■ Aim ■
Could the lines from the start of the data through the line with "(scale) at (606,1280)" be set down exactly, with no pictures among them?
╔══
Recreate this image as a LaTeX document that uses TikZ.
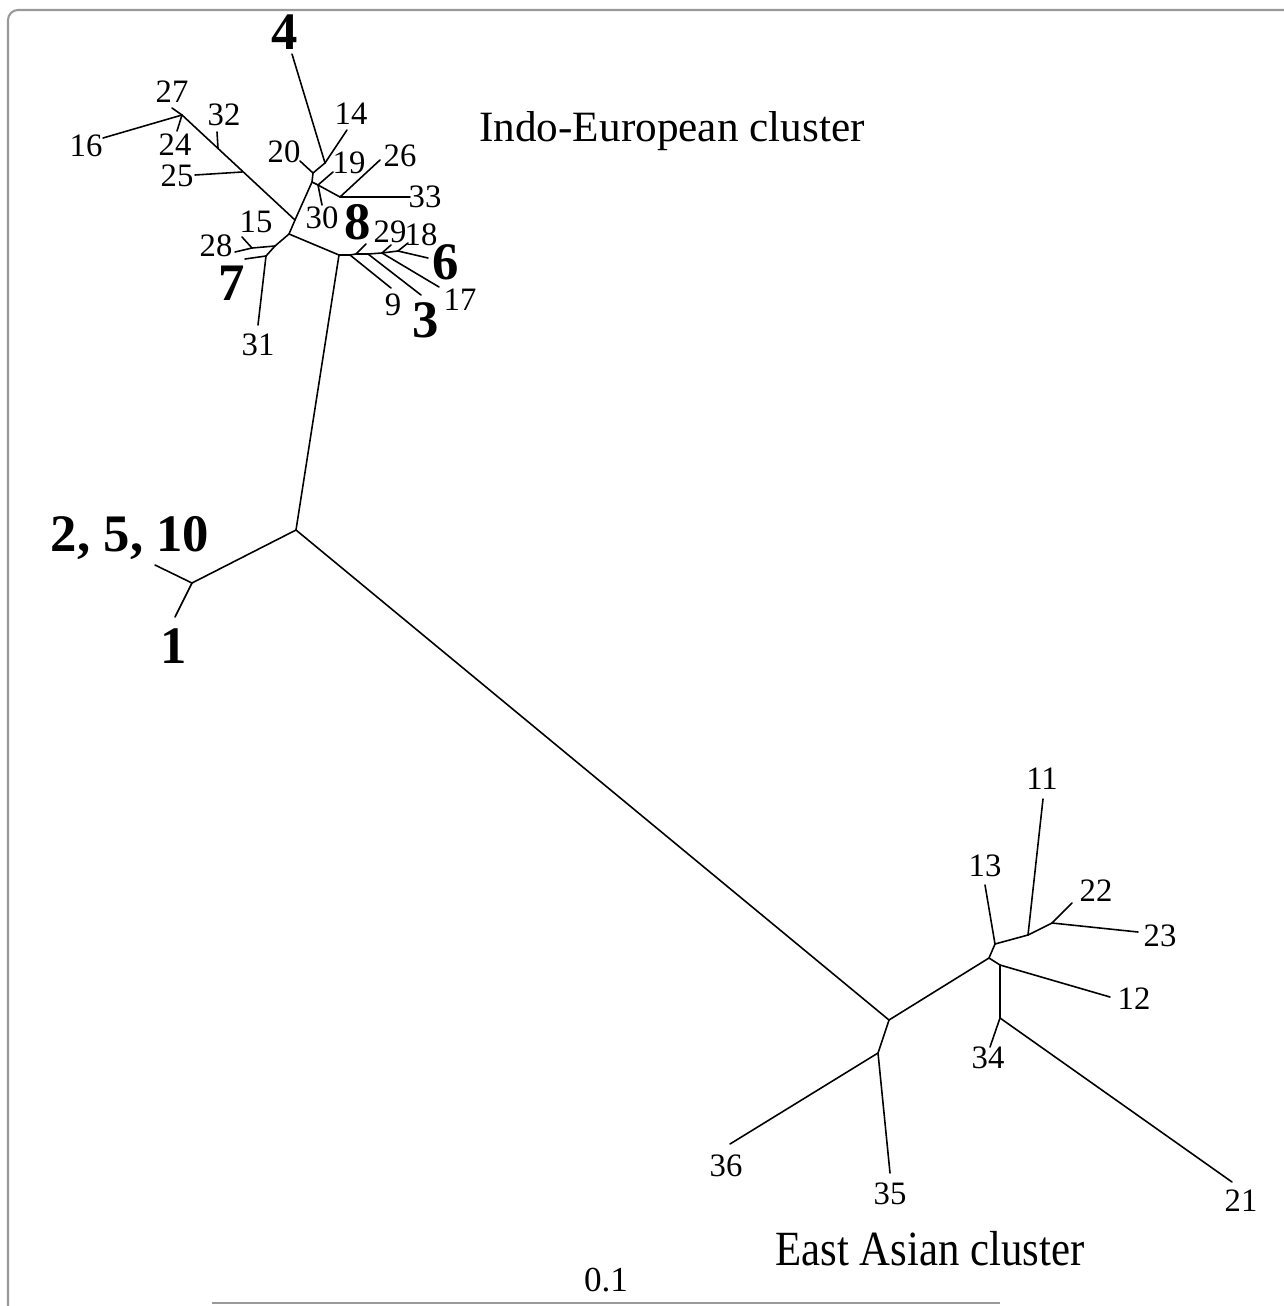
\documentclass[tikz,border=0pt]{standalone}
\usepackage{fontspec}
\setmainfont{Liberation Serif}
\usetikzlibrary{positioning}

\begin{document}
\begin{tikzpicture}[x=0.1mm, y=-0.1mm, font=\fontsize{9.3}{10}\selectfont]
  \tikzstyle{branch}=[line width=0.45pt, line cap=round]
  \tikzstyle{taxon}=[inner sep=0pt]
  \tikzstyle{bigtaxon}=[inner sep=0pt, font=\fontsize{15}{16}\selectfont\bfseries]
  \tikzstyle{greyline}=[draw=black!40, line width=0.6pt]

  \useasboundingbox (0,0) rectangle (1284,1306);

  % frame and scale bar
  \draw[greyline, rounded corners=1mm] (8,1306) -- (8,10) -- (1284,10);
  \coordinate (bar0) at (212,1303);
  \coordinate (bar1) at (1000,1303);
  \draw[greyline] (bar0) -- (bar1);
  \node[taxon, font=\fontsize{10}{11}\selectfont] (scale) at (606,1280) {0.1};

  % inner nodes
  \coordinate (A) at (296,530);
  \coordinate (C) at (192,583);
  \coordinate (D) at (889,1020);
  \coordinate (F) at (878,1053);
  \coordinate (E) at (989,958);
  \coordinate (G) at (995,944);
  \coordinate (H) at (1028,935);
  \coordinate (I) at (1052,923);
  \coordinate (J) at (1000,965);
  \coordinate (K) at (1000,1018);
  \coordinate (B) at (339,255);
  \coordinate (X2) at (289,234);
  \coordinate (X1) at (295,220);
  \coordinate (S) at (312,182);
  \coordinate (T) at (313,173);
  \coordinate (V) at (325,163);
  \coordinate (U) at (318,185);
  \coordinate (W) at (340,197);
  \coordinate (Y) at (182,115);
  \coordinate (Y32) at (218,148);
  \coordinate (Y25) at (242,172);
  \coordinate (Z1) at (275,246);
  \coordinate (Z3) at (252,248);
  \coordinate (Z2) at (266,256);
  \coordinate (Q1) at (350,255);
  \coordinate (Q2) at (356,254);
  \coordinate (Q3) at (368,254);
  \coordinate (Q4) at (382,253);
  \coordinate (Q5) at (398,251);

  % leaf ends
  \coordinate (e1) at (175,617);
  \coordinate (e2) at (155,565);
  \coordinate (e36) at (730,1144);
  \coordinate (e35) at (890,1173);
  \coordinate (e13) at (985,885);
  \coordinate (e11) at (1043,799);
  \coordinate (e22) at (1072,903);
  \coordinate (e23) at (1138,932);
  \coordinate (e12) at (1110,997);
  \coordinate (e34) at (990,1047);
  \coordinate (e21) at (1232,1182);
  \coordinate (e16) at (103,138);
  \coordinate (e27) at (172,108);
  \coordinate (e24) at (177,131);
  \coordinate (e32) at (217,132);
  \coordinate (e25) at (195,175);
  \coordinate (e28) at (235,252);
  \coordinate (e15) at (242,237);
  \coordinate (e7) at (245,259);
  \coordinate (e31) at (258,325);
  \coordinate (e20) at (300,161);
  \coordinate (e4) at (292,54);
  \coordinate (e14) at (347,130);
  \coordinate (e19) at (333,172);
  \coordinate (e30) at (322,205);
  \coordinate (e26) at (380,160);
  \coordinate (e33) at (410,197);
  \coordinate (e8) at (366,244);
  \coordinate (e29) at (391,245);
  \coordinate (e18) at (408,243);
  \coordinate (e6) at (428,258);
  \coordinate (e9) at (391,288);
  \coordinate (e3) at (421,295);
  \coordinate (e17) at (439,287);

  % labels
  \node[bigtaxon] (t2) at (130,538) {2, 5, 10};
  \node[bigtaxon] (t1) at (174,646) {1};
  \node[bigtaxon] (t7) at (232,283) {7};
  \node[bigtaxon] (t4) at (285,32) {4};
  \node[bigtaxon] (t8) at (358,222) {8};
  \node[bigtaxon] (t6) at (446,262) {6};
  \node[bigtaxon] (t3) at (426,320) {3};
  \node[taxon] (t16) at (86,146) {16};
  \node[taxon] (t27) at (172,92) {27};
  \node[taxon] (t24) at (175,145) {24};
  \node[taxon] (t32) at (224,115) {32};
  \node[taxon] (t25) at (177,176) {25};
  \node[taxon] (t28) at (216,246) {28};
  \node[taxon] (t15) at (256,222) {15};
  \node[taxon] (t31) at (258,345) {31};
  \node[taxon] (t20) at (284,152) {20};
  \node[taxon] (t14) at (351,114) {14};
  \node[taxon] (t19) at (349,163) {19};
  \node[taxon] (t30) at (322,218) {30};
  \node[taxon] (t26) at (400,156) {26};
  \node[taxon] (t33) at (425,197) {33};
  \node[taxon] (t29) at (390,232) {29};
  \node[taxon] (t18) at (421,235) {18};
  \node[taxon] (t9) at (393,305) {9};
  \node[taxon] (t17) at (460,300) {17};
  \node[taxon] (t36) at (726,1166) {36};
  \node[taxon] (t35) at (890,1194) {35};
  \node[taxon] (t13) at (985,866) {13};
  \node[taxon] (t11) at (1042,779) {11};
  \node[taxon] (t22) at (1096,891) {22};
  \node[taxon] (t23) at (1160,936) {23};
  \node[taxon] (t12) at (1134,999) {12};
  \node[taxon] (t34) at (988,1058) {34};
  \node[taxon] (t21) at (1241,1201) {21};

  \node[taxon, font=\fontsize{12.3}{14}\selectfont] (ie) at (672,131) {Indo-European cluster};
  \node[taxon, font=\fontsize{14}{16}\selectfont] (ea) at (930,1249) {\scalebox{0.87}[1]{East Asian cluster}};

  % central branches
  \draw[branch] (A) -- (B);
  \draw[branch] (A) -- (C);
  \draw[branch] (A) -- (D);
  \draw[branch] (C) -- (e2);
  \draw[branch] (C) -- (e1);

  % East Asian cluster
  \draw[branch] (D) -- (E);
  \draw[branch] (D) -- (F);
  \draw[branch] (F) -- (e35);
  \draw[branch] (F) -- (e36);
  \draw[branch] (E) -- (G);
  \draw[branch] (G) -- (e13);
  \draw[branch] (G) -- (H);
  \draw[branch] (H) -- (e11);
  \draw[branch] (H) -- (I);
  \draw[branch] (I) -- (e22);
  \draw[branch] (I) -- (e23);
  \draw[branch] (E) -- (J);
  \draw[branch] (J) -- (e12);
  \draw[branch] (J) -- (K);
  \draw[branch] (K) -- (e34);
  \draw[branch] (K) -- (e21);

  % Indo-European cluster
  \draw[branch] (B) -- (X2);
  \draw[branch] (X2) -- (X1);
  \draw[branch] (X1) -- (S);
  \draw[branch] (X1) -- (Y);
  \draw[branch] (Y) -- (e16);
  \draw[branch] (Y) -- (e27);
  \draw[branch] (Y) -- (e24);
  \draw[branch] (Y32) -- (e32);
  \draw[branch] (Y25) -- (e25);
  \draw[branch] (X2) -- (Z1);
  \draw[branch] (Z1) -- (Z2);
  \draw[branch] (Z1) -- (Z3);
  \draw[branch] (Z3) -- (e28);
  \draw[branch] (Z3) -- (e15);
  \draw[branch] (Z2) -- (e7);
  \draw[branch] (Z2) -- (e31);
  \draw[branch] (S) -- (T);
  \draw[branch] (T) -- (e20);
  \draw[branch] (T) -- (V);
  \draw[branch] (V) -- (e4);
  \draw[branch] (V) -- (e14);
  \draw[branch] (S) -- (U);
  \draw[branch] (U) -- (W);
  \draw[branch] (U) -- (e30);
  \draw[branch] (U) -- (e19);
  \draw[branch] (W) -- (e26);
  \draw[branch] (W) -- (e33);
  \draw[branch] (B) -- (Q1);
  \draw[branch] (Q1) -- (Q2);
  \draw[branch] (Q2) -- (Q3);
  \draw[branch] (Q3) -- (Q4);
  \draw[branch] (Q4) -- (Q5);
  \draw[branch] (Q1) -- (e9);
  \draw[branch] (Q2) -- (e8);
  \draw[branch] (Q3) -- (e3);
  \draw[branch] (Q4) -- (e29);
  \draw[branch] (Q4) -- (e17);
  \draw[branch] (Q5) -- (e18);
  \draw[branch] (Q5) -- (e6);
\end{tikzpicture}
\end{document}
╚══
■ Final answer ■
Recreate this image as a LaTeX document that uses TikZ.
\documentclass[tikz,border=0pt]{standalone}
\usepackage{fontspec}
\setmainfont{Liberation Serif}
\usetikzlibrary{positioning}

\begin{document}
\begin{tikzpicture}[x=0.1mm, y=-0.1mm, font=\fontsize{9.3}{10}\selectfont]
  \tikzstyle{branch}=[line width=0.45pt, line cap=round]
  \tikzstyle{taxon}=[inner sep=0pt]
  \tikzstyle{bigtaxon}=[inner sep=0pt, font=\fontsize{15}{16}\selectfont\bfseries]
  \tikzstyle{greyline}=[draw=black!40, line width=0.6pt]

  \useasboundingbox (0,0) rectangle (1284,1306);

  % frame and scale bar
  \draw[greyline, rounded corners=1mm] (8,1306) -- (8,10) -- (1284,10);
  \coordinate (bar0) at (212,1303);
  \coordinate (bar1) at (1000,1303);
  \draw[greyline] (bar0) -- (bar1);
  \node[taxon, font=\fontsize{10}{11}\selectfont] (scale) at (606,1280) {0.1};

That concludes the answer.